All organisms need nutrients, energy and space to grow, and organisms that belong to sexually reproducing species want to mate. Often the resources these organisms need are in short supply; a given ecosystem may only have so many nutrients and so much space, for example. Scarcity leads to competition not only between species, but within species as well.
The prefix intra- means within, while inter- means between. If you break the two terms down, "intraspecific" just means within a species, while "interspecific" means between them. Consequently, interspecific competition is all about competition between two or more species, while intraspecific competition involves different individuals of the same species. Remembering the prefixes is an easier way to remember what the two words mean, especially since both prefixes are very common in scientific terminology.
Competition happens when not enough of a given resource is available to go around. That resource could be one of many things. Trees in a forest, for example, need access to light; by growing tall they ensure their own access but deny it to others. Bacteria in a petri dish all need sugars and nutrients to grow, but both are present in limited amounts. Cheetahs compete for prey with other predators in some parts of their range. Whether it be space, food or nutrients, a resource in short supply engenders competition.

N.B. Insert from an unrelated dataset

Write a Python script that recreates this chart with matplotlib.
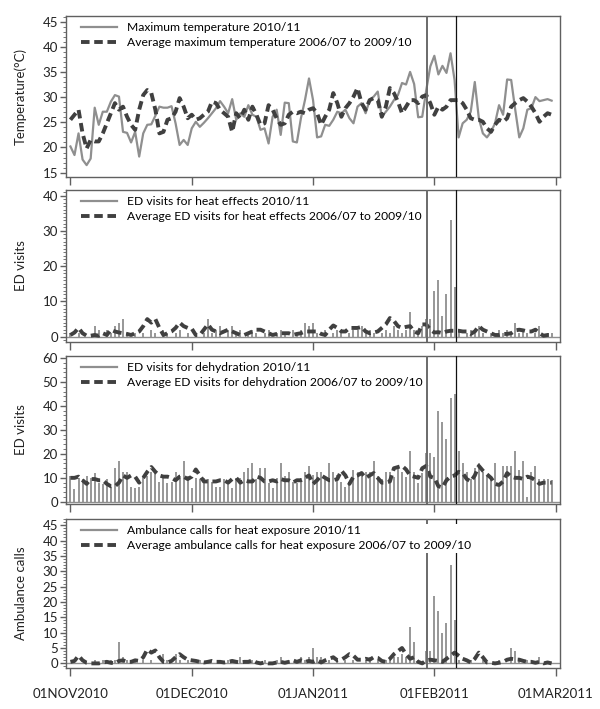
import matplotlib
matplotlib.use("Agg")
import matplotlib.pyplot as plt
from matplotlib.lines import Line2D
from matplotlib.ticker import MultipleLocator
import numpy as np

plt.rcParams['font.family'] = ['Lato', 'DejaVu Sans']

# ---------------- data ----------------
days = list(range(120))  # day 0 = 01NOV2010
xtick_pos = [0, 30, 60, 90, 120]
xtick_labels = ["01NOV2010", "01DEC2010", "01JAN2011", "01FEB2011", "01MAR2011"]
ref_lines = [88.1, 95.4]

temp_max = [20.2, 18.5, 22.8, 17.6, 16.5, 17.8, 27.9, 24.5, 27.1, 27.1,
            29.1, 30.4, 30.1, 23.1, 22.9, 21.0, 23.1, 18.2, 22.8, 24.5,
            24.6, 26.3, 28.1, 27.9, 27.9, 28.2, 24.8, 20.5, 21.5, 20.5,
            23.8, 25.1, 24.1, 24.9, 25.8, 26.8, 27.8, 29.2, 28.1, 26.8,
            29.6, 25.5, 26.8, 26.1, 28.4, 26.5, 26.1, 23.5, 23.8, 20.8,
            26.1, 27.5, 22.5, 28.9, 28.8, 21.2, 21.0, 25.8, 29.4, 33.7,
            29.4, 22.0, 22.2, 24.5, 24.3, 25.5, 27.1, 26.8, 27.5, 25.8,
            24.8, 28.1, 28.8, 26.8, 29.4, 30.1, 31.1, 26.1, 27.1, 28.1,
            29.4, 30.4, 32.8, 32.5, 35.0, 32.6, 26.0, 26.1, 31.4, 36.1,
            38.2, 34.5, 36.2, 34.8, 38.7, 33.4, 22.0, 24.8, 25.5, 27.1,
            33.0, 25.8, 22.8, 22.0, 23.1, 24.8, 28.4, 26.5, 33.5, 33.4,
            27.5, 22.0, 23.8, 27.5, 27.8, 30.0, 29.2, 29.4, 29.6, 29.3]

temp_avg = [25.5, 26.5, 27.5, 22.8, 19.8, 21.5, 21.2, 21.2, 22.8, 24.8,
            26.8, 28.8, 27.5, 28.1, 26.1, 24.5, 23.5, 27.5, 30.4, 31.4,
            30.8, 27.5, 22.8, 23.1, 25.5, 25.8, 27.1, 29.8, 28.1, 25.8,
            26.5, 25.5, 25.8, 26.5, 27.1, 29.1, 28.8, 27.5, 26.8, 26.1,
            23.1, 26.8, 25.8, 27.5, 25.5, 28.1, 26.5, 24.5, 24.8, 28.4,
            27.5, 25.8, 24.5, 24.8, 26.5, 27.1, 26.8, 27.1, 26.8, 27.5,
            27.8, 26.8, 24.5, 26.1, 27.5, 30.8, 28.8, 26.1, 27.8, 28.8,
            30.1, 31.8, 28.8, 27.5, 29.4, 29.8, 29.4, 26.1, 28.1, 31.8,
            30.8, 29.1, 26.8, 28.1, 29.4, 29.4, 28.8, 30.1, 30.4, 28.8,
            26.5, 28.1, 27.5, 28.1, 29.4, 29.4, 29.4, 28.8, 27.5, 25.8,
            25.5, 25.5, 25.1, 23.8, 23.1, 24.5, 25.5, 25.1, 25.8, 28.1,
            28.8, 29.4, 29.8, 29.1, 28.1, 26.8, 25.1, 26.1, 26.8, 26.5]

ed_heat = [1, 0, 1, 0, 0, 0, 3, 2, 0, 2,
           1, 3, 4, 5, 1, 0, 1, 0, 1, 0,
           2, 1, 0, 2, 1, 0, 1, 2, 0, 1,
           0, 1, 0, 1, 5, 1, 2, 3, 0, 2,
           3, 1, 2, 0, 1, 2, 1, 0, 1, 2,
           0, 1, 2, 1, 0, 2, 1, 2, 4, 3,
           4, 1, 0, 2, 0, 1, 2, 1, 0, 1,
           2, 2, 3, 1, 2, 1, 0, 1, 2, 1,
           3, 2, 1, 2, 7, 2, 1, 3, 5, 5,
           13, 16, 6, 12, 33, 14, 2, 0, 1, 2,
           1, 3, 1, 0, 1, 0, 2, 1, 2, 1,
           4, 1, 2, 1, 0, 1, 3, 0, 1, 1]

ed_heat_avg = [0.5, 1.2, 2.5, 1.0, 0.3, 0.3, 0.5, 0.3, 1.0, 0.5,
               2.0, 1.5, 1.2, 1.0, 0.8, 0.5, 1.0, 1.5, 3.0, 5.0,
               4.0, 5.0, 2.5, 0.5, 1.0, 1.5, 2.5, 4.0, 3.0, 2.5,
               2.3, 0.5, 0.5, 2.0, 3.5, 2.0, 1.5, 1.0, 1.5, 2.0,
               1.5, 1.0, 0.5, 0.5, 1.0, 1.5, 2.0, 2.0, 1.5, 1.0,
               0.5, 0.8, 1.0, 1.0, 1.0, 0.5, 0.8, 1.0, 1.5, 1.5,
               1.5, 1.5, 0.8, 0.5, 2.0, 3.2, 2.5, 1.5, 1.5, 2.5,
               2.5, 2.5, 2.8, 1.5, 1.0, 1.2, 1.5, 2.5, 3.5, 5.3,
               4.5, 3.0, 2.5, 2.8, 3.0, 1.5, 1.0, 3.5, 3.5, 2.0,
               1.2, 1.3, 1.0, 1.5, 1.7, 1.7, 1.7, 1.5, 1.5, 0.8,
               1.5, 3.0, 2.0, 1.5, 1.0, 0.5, 0.5, 0.8, 0.8, 1.0,
               1.8, 2.0, 1.8, 1.5, 1.5, 2.0, 1.0, 0.3, 0.5, 0.5]

dehyd = [10.9, 5.3, 10.0, 9.5, 10.9, 9.8, 12.2, 7.7, 7.3, 9.5,
         6.3, 14.0, 17.1, 12.3, 12.3, 6.2, 5.6, 6.2, 10.9, 10.9,
         12.3, 12.3, 8.4, 10.9, 7.7, 8.4, 12.3, 10.9, 17.1, 10.9,
         5.6, 9.8, 9.5, 10.0, 9.5, 8.4, 6.3, 6.3, 9.5, 8.4,
         5.6, 10.0, 10.0, 12.3, 14.0, 16.1, 9.5, 14.0, 14.0, 7.7,
         5.6, 10.0, 16.1, 10.9, 12.3, 8.4, 7.7, 10.0, 12.6, 15.0,
         11.2, 12.3, 12.3, 9.5, 16.1, 12.3, 11.2, 8.4, 6.3, 7.7,
         13.3, 12.3, 10.9, 12.3, 12.3, 17.1, 10.9, 9.5, 12.3, 12.3,
         10.5, 14.0, 12.3, 10.5, 21.0, 12.3, 7.7, 11.9, 20.3, 20.3,
         18.9, 38.0, 33.1, 26.3, 43.4, 45.0, 21.0, 16.1, 12.3, 9.5,
         14.0, 16.1, 12.3, 10.9, 9.5, 16.1, 6.3, 15.0, 15.0, 15.0,
         21.0, 13.3, 17.1, 2.1, 12.3, 15.0, 9.5, 9.5, 9.5, 9.0]

dehyd_avg = [10.0, 10.0, 10.5, 9.0, 7.5, 9.5, 9.5, 9.0, 9.0, 7.5,
             6.5, 6.5, 8.0, 11.0, 10.0, 11.0, 10.5, 8.0, 10.0, 12.5,
             14.5, 12.5, 11.0, 10.5, 10.5, 10.0, 9.0, 10.5, 10.5, 9.5,
             10.5, 13.5, 11.0, 8.5, 8.5, 8.5, 8.5, 9.0, 9.0, 8.0,
             9.5, 10.0, 8.0, 9.0, 8.5, 8.5, 10.5, 10.0, 8.5, 8.5,
             9.0, 8.5, 9.5, 9.0, 9.0, 8.0, 9.0, 9.0, 10.0, 11.0,
             7.5, 9.0, 11.0, 10.0, 9.0, 9.0, 9.5, 13.0, 11.0, 7.5,
             10.5, 11.0, 12.0, 10.0, 11.0, 12.0, 10.0, 8.0, 8.0, 8.5,
             14.0, 14.5, 15.0, 13.5, 11.0, 10.5, 10.0, 14.0, 15.0, 10.5,
             10.0, 6.5, 6.0, 9.0, 10.5, 11.0, 12.5, 12.0, 9.5, 8.5,
             11.0, 15.0, 13.0, 11.5, 10.0, 7.5, 7.0, 8.5, 12.0, 10.5,
             10.0, 10.0, 9.5, 10.5, 10.0, 9.0, 7.5, 8.0, 8.0, 8.0]

amb = [0, 1, 0, 0, 0, 0, 1, 0, 1, 0,
       1, 1, 7, 2, 1, 0, 1, 0, 1, 0,
       1, 0, 0, 3, 1, 0, 3, 1, 0, 1,
       0, 0, 1, 0, 1, 0, 0, 1, 0, 1,
       0, 1, 2, 1, 0, 1, 0, 0, 1, 0,
       0, 1, 2, 0, 1, 0, 1, 2, 1, 2,
       5, 2, 2, 0, 1, 0, 1, 0, 1, 0,
       1, 0, 0, 1, 2, 0, 1, 0, 1, 1,
       2, 2, 3, 2, 12, 7, 1, 0, 4, 4,
       22, 17, 10, 13, 32, 14, 1, 0, 0, 1,
       0, 0, 1, 0, 0, 0, 1, 0, 0, 5,
       4, 1, 0, 1, 0, 0, 2, 0, 0, 0]

amb_avg = [0.5, 0.8, 2.5, 1.0, 0.2, 0.0, 0.0, 0.0, 0.3, 0.5,
           0.2, 0.0, 0.8, 1.0, 0.5, 0.5, 1.0, 0.8, 2.0, 4.5,
           3.5, 4.2, 2.0, 0.5, 0.3, 0.8, 2.0, 3.0, 2.0, 1.2,
           1.0, 0.8, 0.5, 0.3, 0.5, 0.8, 0.5, 0.5, 0.3, 0.5,
           0.8, 0.5, 0.3, 0.5, 0.5, 1.0, 0.3, 0.0, 0.3, 0.0,
           0.0, 0.3, 0.5, 0.2, 0.5, 1.0, 0.5, 1.0, 0.5, 0.8,
           0.5, 1.0, 0.3, 1.0, 1.5, 2.0, 1.0, 1.2, 2.0, 3.0,
           2.5, 1.2, 1.2, 1.5, 1.2, 2.0, 1.8, 0.8, 0.5, 1.5,
           3.0, 4.0, 5.0, 3.0, 1.5, 2.0, 0.5, 0.0, 1.0, 1.2,
           1.0, 0.8, 0.5, 1.5, 2.5, 3.5, 2.5, 1.5, 1.0, 0.3,
           1.5, 3.5, 2.0, 0.3, 0.2, 0.0, 0.2, 0.5, 1.2, 1.5,
           1.3, 1.2, 0.8, 0.5, 0.5, 0.2, 0.5, 0.0, 0.3, 0.0]

labels = [("Maximum temperature 2010/11", "Average maximum temperature 2006/07 to 2009/10"),
          ("ED visits for heat effects 2010/11", "Average ED visits for heat effects 2006/07 to 2009/10"),
          ("ED visits for dehydration 2010/11", "Average ED visits for dehydration 2006/07 to 2009/10"),
          ("Ambulance calls for heat exposure 2010/11", "Average ambulance calls for heat exposure 2006/07 to 2009/10")]
ylabels = ["Temperature(\u00b0C)", "ED visits", "ED visits", "Ambulance calls"]

# ---------------- layout ----------------
W, H = 600, 709
fig = plt.figure(figsize=(W / 100, H / 100), dpi=100)
left_px, right_px = 66.4, 559.7
panels_px = [(16, 176.7), (190, 341.7), (356, 504), (519, 668.3)]
ylims = [(14.2, 46.1), (-1.4, 41.6), (-0.9, 60.8), (-1.6, 47)]
ymajor = [5, 10, 10, 5]
yminor = [1, 1, 2, 1]

GRAY = "#8f8f8f"
DARK = "#404040"
SPINE = "#606060"
TXT = "#222222"
FS = 8.7
dash = (0, (2.2, 1.2))

axes = []
for i, (top, bot) in enumerate(panels_px):
    ax = fig.add_axes([left_px / W, 1 - bot / H, (right_px - left_px) / W, (bot - top) / H])
    axes.append(ax)

series = [(temp_max, temp_avg, 'line'), (ed_heat, ed_heat_avg, 'bar'),
          (dehyd, dehyd_avg, 'bar'), (amb, amb_avg, 'bar')]

for i, ax in enumerate(axes):
    cur, avg, kind = series[i]
    if kind == 'line':
        ax.plot(days, cur, color=GRAY, lw=1.6, zorder=2)
    else:
        ax.axhline(0, color=GRAY, lw=1.0, zorder=1)
        ax.vlines(days, 0, cur, color=GRAY, lw=1.3, zorder=2)
    ax.plot(days, avg, color=DARK, lw=2.8, linestyle=dash, zorder=3)
    ax.axvline(ref_lines[0], color="#6a6a6a", lw=1.4, zorder=4)
    ax.axvline(ref_lines[1], color="#111111", lw=0.9, zorder=4)

    ax.set_xlim(-1, 121)
    ax.set_ylim(*ylims[i])
    ax.yaxis.set_major_locator(MultipleLocator(ymajor[i]))
    ax.yaxis.set_minor_locator(MultipleLocator(yminor[i]))
    ax.set_xticks(xtick_pos)
    if i == 3:
        ax.set_xticklabels(xtick_labels, fontsize=9.5, color=TXT)
    else:
        ax.set_xticklabels([])
    ax.tick_params(axis='x', direction='out', length=6, width=1, color=SPINE, pad=8)
    ax.tick_params(axis='y', which='major', direction='out', length=4, width=1,
                   color=SPINE, labelsize=9.5, labelcolor=TXT, pad=2)
    ax.tick_params(axis='y', which='minor', direction='out', length=2, width=0.6, color=SPINE)
    for s in ax.spines.values():
        s.set_color(SPINE)
        s.set_linewidth(1.0)
    ax.set_ylabel(ylabels[i], fontsize=9.5, color=TXT)
    ax.yaxis.set_label_coords(-0.08, 0.5)

    handles = [Line2D([], [], color=GRAY, lw=1.6),
               Line2D([], [], color=DARK, lw=2.8, linestyle=dash)]
    top = panels_px[i][0]
    anchor = (80 / W, 1 - (top + 5) / H)
    leg = ax.legend(handles, labels[i], loc='upper left', bbox_to_anchor=anchor,
                    bbox_transform=fig.transFigure,
                    fontsize=FS, frameon=True, handlelength=3.0, handletextpad=0.8,
                    borderpad=0.1, labelspacing=0.35, borderaxespad=0.0)
    leg.get_frame().set_facecolor('white')
    leg.get_frame().set_edgecolor('none')
    leg.get_frame().set_alpha(1.0)
    leg.set_zorder(10)

fig.savefig("out.png", dpi=100)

Interspecific competition may take place by interference or by exploitation. Interference is more direct; the two species actively fight or interfere with each other. Black walnut trees, for example, secrete compounds that inhibit the growth of other plants. Exploitation, by contrast, is a more-indirect form where different species compete not by directly attacking or interfering with each other, but by exploiting the resource and thus leaving less available for their competitors.

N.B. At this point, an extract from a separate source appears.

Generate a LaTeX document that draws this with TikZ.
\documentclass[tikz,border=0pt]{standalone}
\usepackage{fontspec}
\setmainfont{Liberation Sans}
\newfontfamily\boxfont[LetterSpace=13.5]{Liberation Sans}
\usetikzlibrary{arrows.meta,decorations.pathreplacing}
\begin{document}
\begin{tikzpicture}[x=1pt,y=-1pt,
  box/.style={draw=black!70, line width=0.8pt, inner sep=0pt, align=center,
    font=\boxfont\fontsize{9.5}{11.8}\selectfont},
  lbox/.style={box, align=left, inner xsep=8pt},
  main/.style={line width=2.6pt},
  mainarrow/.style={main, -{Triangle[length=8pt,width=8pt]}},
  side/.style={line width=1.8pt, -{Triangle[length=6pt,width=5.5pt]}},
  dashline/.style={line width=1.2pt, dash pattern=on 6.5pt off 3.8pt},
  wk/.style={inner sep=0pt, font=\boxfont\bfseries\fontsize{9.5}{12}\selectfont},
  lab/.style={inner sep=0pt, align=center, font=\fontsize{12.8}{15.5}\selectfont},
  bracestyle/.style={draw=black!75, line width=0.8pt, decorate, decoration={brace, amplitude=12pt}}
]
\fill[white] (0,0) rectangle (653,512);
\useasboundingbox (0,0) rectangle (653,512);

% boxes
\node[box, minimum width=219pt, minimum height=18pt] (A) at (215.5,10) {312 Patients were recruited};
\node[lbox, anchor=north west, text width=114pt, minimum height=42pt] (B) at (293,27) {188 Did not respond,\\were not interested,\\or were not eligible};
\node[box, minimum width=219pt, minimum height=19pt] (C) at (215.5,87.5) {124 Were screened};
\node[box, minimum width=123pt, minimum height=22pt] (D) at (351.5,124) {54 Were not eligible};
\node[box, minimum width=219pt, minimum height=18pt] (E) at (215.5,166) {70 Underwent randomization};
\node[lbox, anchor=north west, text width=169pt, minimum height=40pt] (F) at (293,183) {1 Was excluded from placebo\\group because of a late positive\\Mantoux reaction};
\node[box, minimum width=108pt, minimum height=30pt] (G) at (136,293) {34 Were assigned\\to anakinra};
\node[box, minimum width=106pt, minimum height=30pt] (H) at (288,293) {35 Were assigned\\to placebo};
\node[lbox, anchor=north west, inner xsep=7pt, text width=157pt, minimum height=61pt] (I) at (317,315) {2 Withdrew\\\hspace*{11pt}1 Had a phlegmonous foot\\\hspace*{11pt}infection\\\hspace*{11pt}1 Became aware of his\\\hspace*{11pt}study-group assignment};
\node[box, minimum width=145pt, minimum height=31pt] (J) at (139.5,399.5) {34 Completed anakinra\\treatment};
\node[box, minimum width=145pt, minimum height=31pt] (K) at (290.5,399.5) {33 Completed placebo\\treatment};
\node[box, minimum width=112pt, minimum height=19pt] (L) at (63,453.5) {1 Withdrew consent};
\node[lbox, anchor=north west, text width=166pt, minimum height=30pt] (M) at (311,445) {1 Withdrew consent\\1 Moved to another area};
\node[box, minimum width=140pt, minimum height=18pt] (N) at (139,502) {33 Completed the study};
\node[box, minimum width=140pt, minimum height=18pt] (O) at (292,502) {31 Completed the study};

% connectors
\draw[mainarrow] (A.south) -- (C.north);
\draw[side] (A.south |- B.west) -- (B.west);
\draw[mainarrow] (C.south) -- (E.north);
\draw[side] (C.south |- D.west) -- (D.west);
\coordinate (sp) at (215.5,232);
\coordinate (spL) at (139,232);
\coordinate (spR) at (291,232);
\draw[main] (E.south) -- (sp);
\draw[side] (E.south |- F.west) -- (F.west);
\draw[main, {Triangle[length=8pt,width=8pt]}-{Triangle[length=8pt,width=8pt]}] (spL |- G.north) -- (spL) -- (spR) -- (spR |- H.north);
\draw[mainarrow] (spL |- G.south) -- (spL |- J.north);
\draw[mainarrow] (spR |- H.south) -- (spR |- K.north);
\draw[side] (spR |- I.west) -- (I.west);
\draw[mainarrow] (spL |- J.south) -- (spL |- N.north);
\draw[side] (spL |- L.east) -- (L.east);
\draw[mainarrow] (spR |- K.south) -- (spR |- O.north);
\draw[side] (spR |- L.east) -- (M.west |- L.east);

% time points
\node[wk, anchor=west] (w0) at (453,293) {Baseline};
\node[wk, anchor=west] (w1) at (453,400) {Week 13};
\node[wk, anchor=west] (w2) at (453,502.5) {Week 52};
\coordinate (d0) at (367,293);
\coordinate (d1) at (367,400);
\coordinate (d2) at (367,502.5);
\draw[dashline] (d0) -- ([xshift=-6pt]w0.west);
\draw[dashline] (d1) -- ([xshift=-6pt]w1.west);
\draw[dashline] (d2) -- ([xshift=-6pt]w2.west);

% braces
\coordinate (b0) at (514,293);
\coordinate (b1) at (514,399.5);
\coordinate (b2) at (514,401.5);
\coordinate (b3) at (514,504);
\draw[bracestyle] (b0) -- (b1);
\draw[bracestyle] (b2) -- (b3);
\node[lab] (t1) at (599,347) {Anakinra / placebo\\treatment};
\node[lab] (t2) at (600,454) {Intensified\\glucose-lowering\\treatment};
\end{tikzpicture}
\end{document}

Like interspecific competition, intraspecific competition is highly density-dependent, meaning that the more-densely populated the ecosystem, the more competition will occur. Intraspecific competition also features interference, where organisms directly fight for the resource, and exploitative competition, where they compete indirectly. Among sexually reproducing species, competition for mates is often an especially dramatic form of intraspecific competition. Male peacocks and elk both exhibit striking features, which they evolved as a result of sexual selection.